Given information >>
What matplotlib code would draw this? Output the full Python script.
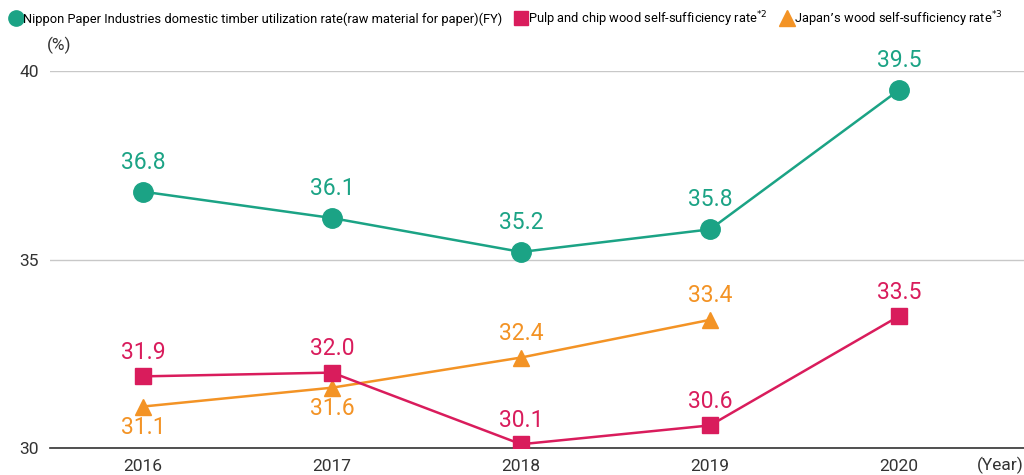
import matplotlib.pyplot as plt
from matplotlib.lines import Line2D

# chart data
years = [2016, 2017, 2018, 2019, 2020]
nippon = [36.8, 36.1, 35.2, 35.8, 39.5]
pulp_years = [2016, 2017, 2018, 2019, 2020]
pulp = [31.9, 32.0, 30.1, 30.6, 33.5]
japan_years = [2016, 2017, 2018, 2019]
japan = [31.1, 31.6, 32.4, 33.4]
japan_label_pos = ["below", "below", "above", "above"]

names = ["Nippon Paper Industries domestic timber utilization rate(raw material for paper)(FY)",
         "Pulp and chip wood self-sufficiency rate$^{*2}$",
         "Japan\u2019s wood self-sufficiency rate$^{*3}$"]

TEAL = "#1ba385"
RED = "#d91c5c"
ORANGE = "#f39325"

plt.rcParams['font.family'] = ['Roboto', 'DejaVu Sans']

fig = plt.figure(figsize=(10.24, 4.75), dpi=100)
ax = fig.add_axes([50 / 1024, 27 / 475, 974 / 1024, 377 / 475])

ax.plot(years, nippon, color=TEAL, lw=1.8, marker="o", ms=14, zorder=3)
ax.plot(pulp_years, pulp, color=RED, lw=1.8, marker="s", ms=11, zorder=3)
ax.plot(japan_years, japan, color=ORANGE, lw=1.8, marker="^", ms=12, zorder=2)

for x, y in zip(years, nippon):
    ax.annotate(f"{y:.1f}", (x, y), xytext=(0, 13), textcoords="offset points",
                ha="center", va="bottom", color=TEAL, fontsize=16.5, annotation_clip=False)
for x, y in zip(pulp_years, pulp):
    ax.annotate(f"{y:.1f}", (x, y), xytext=(0, 9), textcoords="offset points",
                ha="center", va="bottom", color=RED, fontsize=16.5, annotation_clip=False)
for x, y, p in zip(japan_years, japan, japan_label_pos):
    if p == "above":
        ax.annotate(f"{y:.1f}", (x, y), xytext=(0, 9), textcoords="offset points",
                    ha="center", va="bottom", color=ORANGE, fontsize=16.5, annotation_clip=False)
    else:
        ax.annotate(f"{y:.1f}", (x, y), xytext=(0, -7), textcoords="offset points",
                    ha="center", va="top", color=ORANGE, fontsize=16.5, annotation_clip=False)

ax.set_xlim(2015.508, 2020.66)
ax.set_ylim(30, 40)
ax.set_xticks(years)
ax.set_yticks([30, 35, 40])
ax.tick_params(length=0, labelsize=12.5, colors="#333333", pad=8)
ax.grid(axis="y", color="#c8c8c8", lw=1)
ax.set_axisbelow(True)
for s in ["top", "right", "left"]:
    ax.spines[s].set_visible(False)
ax.spines["bottom"].set_color("#333333")
ax.spines["bottom"].set_linewidth(1.2)

fig.text(47 / 1024, 1 - 45 / 475, "(%)", fontsize=12.5, color="#333333", ha="left", va="center")
fig.text(1.0, 1 - 465 / 475, "(Year)", fontsize=12.5, color="#333333", ha="right", va="center")

handles = [Line2D([], [], ls="none", marker="o", ms=11, color=TEAL),
           Line2D([], [], ls="none", marker="s", ms=10, color=RED),
           Line2D([], [], ls="none", marker="^", ms=11, color=ORANGE)]
fig.legend(handles, names, loc="upper left", bbox_to_anchor=(0.0, 1.0), ncol=3, frameon=False,
           fontsize=9.3, handletextpad=0.0, columnspacing=0.9, handlelength=1.1, borderaxespad=0.3)

fig.savefig("out.png", dpi=100)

Directions for this task >> Every line from the start of the listing above through the line with "from matplotlib.lines import Line2D" should be repeated exactly; skip the pictures and add nothing else.

Solution >>
What matplotlib code would draw this? Output the full Python script.
import matplotlib.pyplot as plt
from matplotlib.lines import Line2D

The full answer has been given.